Cape Kapchik

Novyi Svit

Kapchik is a long cape with narrow isthmus that juts out into the Black Sea for almost three hundred meters. It is reckoned among the most interesting natural objects of the Novyi Svit and tops the list of its most magnetic attractions. The unusual stony cape has peculiarly twisted form and separates picturesque Sinyaya Bay from Golubaya Bay. It is considered to be one of the most mysterious capes on the Crimean peninsula. Its subsoil hides the whole world, and every visitor of the Novyi Svit’s seashore dreams of sneaking a look at it.

‘Kapchik’ is Turkic word for a long narrow bag, which was worn on the belt by dervishes. People often refer to the cape as to Lizard: its arched shape and unusual outline are really reminiscent of a giant prehistoric lizard that bows its head to the water.

However, being an age-old coral reef, Kapchik is interesting not only for its peculiar form. The huge rocky mass is transpierced by a natural 77-meter-long and 17-meter-high cave, which is nicknamed as Through Grotto (Skvoznoy Grot). It is unique because unlike other Crimean caves, formed mostly by ground waters, it was born as a result of tectonic fault and movement of limestone, from which the cape is composed.

On par with many other Novyi Svit’s notable sights, the Through Grotto was discovered and popularized by the former local landowner, Russian Prince Lev Golitsyn. Making a sea trip near the Cape Kapchik, he noticed caverns in the stony mass, opened them and discovered an amazing cave. Soon, the prince ordered to cut stairs to the grotto from Golubaya Bay’s side. Its entrance was shaped as an arch and an elegant antique door was hung there. Grotto’s opposite side faced the Sinyaya Bay. Its stone galleries were deepened, decorated with colorful stained glass windows and equipped with stairs for easier descent to the sea.

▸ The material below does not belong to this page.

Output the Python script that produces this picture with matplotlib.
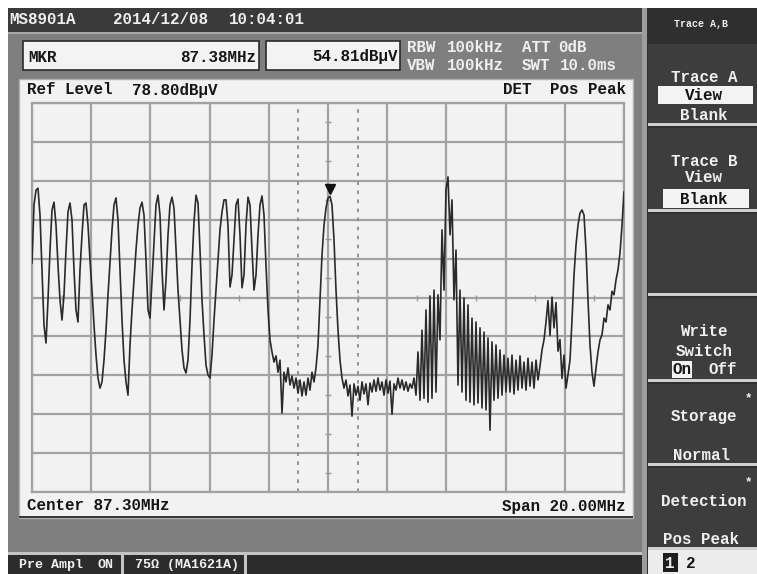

In the year 1903, the Prince Golitsyn turned the Through Grotto into impromptu banquet hall and celebrated his anniversary there. And long before that, in the Middle Ages, sea pirates used to hide stolen riches in the cave. It was also used by smugglers, who hid their goods and organized meetings with accessories there. Today, the Through Grotto is closed for visiting due to high risk of rockfall. Nevertheless, you can admire the fabulous cave through the latticed door, mounted at its entrance.

Recently, seven additional underwater galleries that smoothly pass into dry caves in the rock mass were found next to the Cape Kapchik. These include the 70-meter-long Lake (Ozernaya) Cave with a salt lake inside.

The Cape Kapchik features breathtaking views of Sudak and Novyi Svit’s seashore. And in the clear weather, one can see almost entire Southern Coast of Crimea.

Getting here. You can reach the cape, and in particular the Through Grotto, along the well-known Golitsyn’s Path.